» **Your task**:
Without the pictures, return all of the material exactly as written.

==== Supplied material

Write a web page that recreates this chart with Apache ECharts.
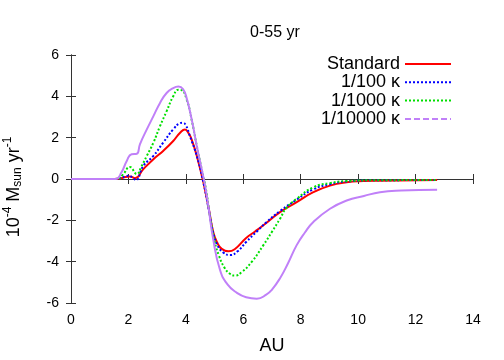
<!DOCTYPE html>
<html>
<head>
<meta charset="utf-8">
<script src="https://cdn.jsdelivr.net/npm/echarts@6/dist/echarts.min.js"></script>
<style>
  html, body { margin: 0; padding: 0; background: #fff; }
  #chart { width: 504px; height: 360px; }
</style>
</head>
<body>
<div id="chart"></div>
<script>
// values: [AU, 10^-4 Msun/yr]
const standard = [
  [0, 0], [1.5, 0], [1.7, 0.02], [1.9, 0.1], [2.05, 0.12], [2.23, 0.04],
  [2.52, 0.48], [2.87, 0.96], [3.21, 1.36], [3.56, 1.84], [3.8, 2.24],
  [3.97, 2.4], [4.1, 2.2], [4.2, 1.92], [4.38, 1.12], [4.61, -0.16],
  [4.8, -1.45], [4.96, -2.6], [5.1, -3.1], [5.25, -3.38], [5.48, -3.5],
  [5.7, -3.4], [6.1, -2.85], [6.4, -2.55], [6.7, -2.24], [7.28, -1.6], [7.86, -1.12],
  [8.44, -0.64], [9.02, -0.32], [9.6, -0.16], [10.2, -0.1], [10.76, -0.08], [12.75, -0.05]
]
const kappa100 = [
  [0, 0], [1.5, 0], [1.7, 0.03], [1.9, 0.13], [2.0, 0.16], [2.15, 0.06], [2.26, -0.05],
  [2.52, 0.64], [2.87, 1.12], [3.21, 1.76], [3.56, 2.4], [3.8, 2.7], [3.89, 2.72],
  [4.0, 2.6], [4.14, 2.08], [4.38, 1.12], [4.61, -0.16], [4.8, -1.5], [4.96, -2.65],
  [5.1, -3.2], [5.3, -3.55], [5.54, -3.68], [5.8, -3.5], [6.1, -3.05], [6.5, -2.5],
  [6.8, -2.1], [7.28, -1.55], [7.86, -1.0], [8.44, -0.5], [9.02, -0.25], [9.6, -0.12],
  [10.76, -0.06], [12.75, -0.05]
]
const kappa1000 = [
  [0, 0], [1.6, 0], [1.8, 0.2], [2.05, 0.58], [2.29, 0.24], [2.45, 0.6], [2.64, 1.12],
  [2.87, 1.76], [3.1, 2.56], [3.33, 3.28], [3.56, 4.0], [3.74, 4.32], [3.85, 4.3],
  [4.03, 3.84], [4.2, 2.88], [4.38, 1.6], [4.55, 0.48], [4.7, -0.5], [4.85, -1.9],
  [5.0, -3.0], [5.15, -3.7], [5.35, -4.3], [5.55, -4.6], [5.71, -4.67],
  [5.95, -4.5], [6.3, -4.0], [6.7, -3.2], [7.0, -2.55], [7.28, -1.92], [7.5, -1.4],
  [7.86, -0.96], [8.44, -0.4], [9.02, -0.2], [9.6, -0.1], [10.76, -0.06], [12.75, -0.05]
]
const kappa10000 = [
  [0, 0], [1.55, 0], [1.75, 0.3], [1.95, 0.9], [2.11, 1.2], [2.29, 1.22], [2.4, 1.68],
  [2.64, 2.4], [2.87, 3.04], [3.1, 3.68], [3.33, 4.16], [3.56, 4.4], [3.74, 4.47],
  [3.9, 4.35], [4.03, 3.9], [4.2, 2.9], [4.38, 1.6], [4.55, 0.48], [4.67, -0.32],
  [4.78, -1.28], [4.95, -2.9], [5.19, -4.4], [5.45, -5.1], [5.77, -5.5], [6.1, -5.72],
  [6.47, -5.79], [6.8, -5.6], [7.0, -5.35], [7.28, -4.8], [7.55, -4.1], [7.86, -3.2],
  [8.14, -2.6], [8.44, -2.08], [9.02, -1.44], [9.6, -1.04], [10.2, -0.82], [10.76, -0.64],
  [11.5, -0.56], [12.75, -0.52]
]
const seriesNames = ['Standard', '1/100 \u03ba', '1/1000 \u03ba', '1/10000 \u03ba']
const seriesData = [standard, kappa100, kappa1000, kappa10000]
const seriesColors = ['#ff0000', '#0000ff', '#00e000', '#c080f8']
const seriesTypes = ['solid', 'dotted', 'dotted', 'solid']
const legendTypes = ['solid', 'dotted', 'dotted', [6, 3]]
const seriesWidths = [2, 2, 2, 2]

const font = 'Liberation Sans, Arial, sans-serif'
const frame = { show: true, lineStyle: { color: '#333', width: 1 } }
const ticksIn = { show: true, inside: true, length: 5, lineStyle: { color: '#333' } }

const chart = echarts.init(document.getElementById('chart'))

chart.setOption({
  animation: false,
  title: {
    text: '0-55 yr', left: 270, top: 20, textAlign: 'center',
    textStyle: { fontFamily: font, fontSize: 16, fontWeight: 'normal', color: '#000' }
  },
  legend: seriesNames.map((name, i) => ({
    data: [name],
    right: 52,
    top: 55 + i * 18.3,
    align: 'right',
    padding: 0,
    itemWidth: 46,
    itemHeight: 10,
    itemGap: 10,
    itemStyle: { opacity: 0 },
    lineStyle: { type: legendTypes[i], width: 2 },
    textStyle: { fontFamily: font, fontSize: 18, color: '#000' }
  })),
  graphic: [{
    type: 'text',
    x: 14, y: 187, rotation: Math.PI / 2,
    style: {
      text: '{n|10}{sup|-4}{n| M}{sub|sun}{n| yr}{sup|-1}',
      align: 'center', verticalAlign: 'middle',
      rich: {
        n: { fontFamily: font, fontSize: 18, fill: '#000' },
        sup: { fontFamily: font, fontSize: 12, fill: '#000', padding: [0, 0, 12, 0] },
        sub: { fontFamily: font, fontSize: 12, fill: '#000', padding: [8, 0, 0, 0] }
      }
    }
  }],
  grid: { left: 71, right: 31, top: 55, bottom: 55 },
  xAxis: [{
    type: 'value', min: 0, max: 14, interval: 2,
    name: 'AU', nameLocation: 'middle', nameGap: 34,
    nameTextStyle: { fontFamily: font, fontSize: 18, color: '#000' },
    axisLine: frame, axisTick: ticksIn, splitLine: { show: false },
    axisLabel: { fontFamily: font, fontSize: 14, color: '#000', margin: 10 }
  }, {
    type: 'value', position: 'top', min: 0, max: 14, interval: 2,
    axisLine: frame, axisTick: ticksIn, splitLine: { show: false },
    axisLabel: { show: false }
  }],
  yAxis: [{
    type: 'value', min: -6, max: 6, interval: 2,
    axisLine: frame, axisTick: ticksIn, splitLine: { show: false },
    axisLabel: { fontFamily: font, fontSize: 14, color: '#000', margin: 12 }
  }, {
    type: 'value', position: 'right', min: -6, max: 6, interval: 2,
    axisLine: frame, axisTick: ticksIn, splitLine: { show: false },
    axisLabel: { show: false }
  }],
  series: seriesNames.map((name, i) => ({
    name,
    type: 'line',
    data: seriesData[i],
    smooth: 0.5,
    showSymbol: false,
    symbol: 'none',
    color: seriesColors[i],
    lineStyle: { color: seriesColors[i], width: seriesWidths[i], type: seriesTypes[i] }
  }))
})
</script>
</body>
</html>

========

» **Final answer**:
Write a web page that recreates this chart with Apache ECharts.
<!DOCTYPE html>
<html>
<head>
<meta charset="utf-8">
<script src="https://cdn.jsdelivr.net/npm/echarts@6/dist/echarts.min.js"></script>
<style>
  html, body { margin: 0; padding: 0; background: #fff; }
  #chart { width: 504px; height: 360px; }
</style>
</head>
<body>
<div id="chart"></div>
<script>
// values: [AU, 10^-4 Msun/yr]
const standard = [
  [0, 0], [1.5, 0], [1.7, 0.02], [1.9, 0.1], [2.05, 0.12], [2.23, 0.04],
  [2.52, 0.48], [2.87, 0.96], [3.21, 1.36], [3.56, 1.84], [3.8, 2.24],
  [3.97, 2.4], [4.1, 2.2], [4.2, 1.92], [4.38, 1.12], [4.61, -0.16],
  [4.8, -1.45], [4.96, -2.6], [5.1, -3.1], [5.25, -3.38], [5.48, -3.5],
  [5.7, -3.4], [6.1, -2.85], [6.4, -2.55], [6.7, -2.24], [7.28, -1.6], [7.86, -1.12],
  [8.44, -0.64], [9.02, -0.32], [9.6, -0.16], [10.2, -0.1], [10.76, -0.08], [12.75, -0.05]
]
const kappa100 = [
  [0, 0], [1.5, 0], [1.7, 0.03], [1.9, 0.13], [2.0, 0.16], [2.15, 0.06], [2.26, -0.05],
  [2.52, 0.64], [2.87, 1.12], [3.21, 1.76], [3.56, 2.4], [3.8, 2.7], [3.89, 2.72],
  [4.0, 2.6], [4.14, 2.08], [4.38, 1.12], [4.61, -0.16], [4.8, -1.5], [4.96, -2.65],
  [5.1, -3.2], [5.3, -3.55], [5.54, -3.68], [5.8, -3.5], [6.1, -3.05], [6.5, -2.5],
  [6.8, -2.1], [7.28, -1.55], [7.86, -1.0], [8.44, -0.5], [9.02, -0.25], [9.6, -0.12],
  [10.76, -0.06], [12.75, -0.05]
]
const kappa1000 = [
  [0, 0], [1.6, 0], [1.8, 0.2], [2.05, 0.58], [2.29, 0.24], [2.45, 0.6], [2.64, 1.12],
  [2.87, 1.76], [3.1, 2.56], [3.33, 3.28], [3.56, 4.0], [3.74, 4.32], [3.85, 4.3],
  [4.03, 3.84], [4.2, 2.88], [4.38, 1.6], [4.55, 0.48], [4.7, -0.5], [4.85, -1.9],
  [5.0, -3.0], [5.15, -3.7], [5.35, -4.3], [5.55, -4.6], [5.71, -4.67],
  [5.95, -4.5], [6.3, -4.0], [6.7, -3.2], [7.0, -2.55], [7.28, -1.92], [7.5, -1.4],
  [7.86, -0.96], [8.44, -0.4], [9.02, -0.2], [9.6, -0.1], [10.76, -0.06], [12.75, -0.05]
]
const kappa10000 = [
  [0, 0], [1.55, 0], [1.75, 0.3], [1.95, 0.9], [2.11, 1.2], [2.29, 1.22], [2.4, 1.68],
  [2.64, 2.4], [2.87, 3.04], [3.1, 3.68], [3.33, 4.16], [3.56, 4.4], [3.74, 4.47],
  [3.9, 4.35], [4.03, 3.9], [4.2, 2.9], [4.38, 1.6], [4.55, 0.48], [4.67, -0.32],
  [4.78, -1.28], [4.95, -2.9], [5.19, -4.4], [5.45, -5.1], [5.77, -5.5], [6.1, -5.72],
  [6.47, -5.79], [6.8, -5.6], [7.0, -5.35], [7.28, -4.8], [7.55, -4.1], [7.86, -3.2],
  [8.14, -2.6], [8.44, -2.08], [9.02, -1.44], [9.6, -1.04], [10.2, -0.82], [10.76, -0.64],
  [11.5, -0.56], [12.75, -0.52]
]
const seriesNames = ['Standard', '1/100 \u03ba', '1/1000 \u03ba', '1/10000 \u03ba']
const seriesData = [standard, kappa100, kappa1000, kappa10000]
const seriesColors = ['#ff0000', '#0000ff', '#00e000', '#c080f8']
const seriesTypes = ['solid', 'dotted', 'dotted', 'solid']
const legendTypes = ['solid', 'dotted', 'dotted', [6, 3]]
const seriesWidths = [2, 2, 2, 2]

const font = 'Liberation Sans, Arial, sans-serif'
const frame = { show: true, lineStyle: { color: '#333', width: 1 } }
const ticksIn = { show: true, inside: true, length: 5, lineStyle: { color: '#333' } }

const chart = echarts.init(document.getElementById('chart'))

chart.setOption({
  animation: false,
  title: {
    text: '0-55 yr', left: 270, top: 20, textAlign: 'center',
    textStyle: { fontFamily: font, fontSize: 16, fontWeight: 'normal', color: '#000' }
  },
  legend: seriesNames.map((name, i) => ({
    data: [name],
    right: 52,
    top: 55 + i * 18.3,
    align: 'right',
    padding: 0,
    itemWidth: 46,
    itemHeight: 10,
    itemGap: 10,
    itemStyle: { opacity: 0 },
    lineStyle: { type: legendTypes[i], width: 2 },
    textStyle: { fontFamily: font, fontSize: 18, color: '#000' }
  })),
  graphic: [{
    type: 'text',
    x: 14, y: 187, rotation: Math.PI / 2,
    style: {
      text: '{n|10}{sup|-4}{n| M}{sub|sun}{n| yr}{sup|-1}',
      align: 'center', verticalAlign: 'middle',
      rich: {
        n: { fontFamily: font, fontSize: 18, fill: '#000' },
        sup: { fontFamily: font, fontSize: 12, fill: '#000', padding: [0, 0, 12, 0] },
        sub: { fontFamily: font, fontSize: 12, fill: '#000', padding: [8, 0, 0, 0] }
      }
    }
  }],
  grid: { left: 71, right: 31, top: 55, bottom: 55 },
  xAxis: [{
    type: 'value', min: 0, max: 14, interval: 2,
    name: 'AU', nameLocation: 'middle', nameGap: 34,
    nameTextStyle: { fontFamily: font, fontSize: 18, color: '#000' },
    axisLine: frame, axisTick: ticksIn, splitLine: { show: false },
    axisLabel: { fontFamily: font, fontSize: 14, color: '#000', margin: 10 }
  }, {
    type: 'value', position: 'top', min: 0, max: 14, interval: 2,
    axisLine: frame, axisTick: ticksIn, splitLine: { show: false },
    axisLabel: { show: false }
  }],
  yAxis: [{
    type: 'value', min: -6, max: 6, interval: 2,
    axisLine: frame, axisTick: ticksIn, splitLine: { show: false },
    axisLabel: { fontFamily: font, fontSize: 14, color: '#000', margin: 12 }
  }, {
    type: 'value', position: 'right', min: -6, max: 6, interval: 2,
    axisLine: frame, axisTick: ticksIn, splitLine: { show: false },
    axisLabel: { show: false }
  }],
  series: seriesNames.map((name, i) => ({
    name,
    type: 'line',
    data: seriesData[i],
    smooth: 0.5,
    showSymbol: false,
    symbol: 'none',
    color: seriesColors[i],
    lineStyle: { color: seriesColors[i], width: seriesWidths[i], type: seriesTypes[i] }
  }))
})
</script>
</body>
</html>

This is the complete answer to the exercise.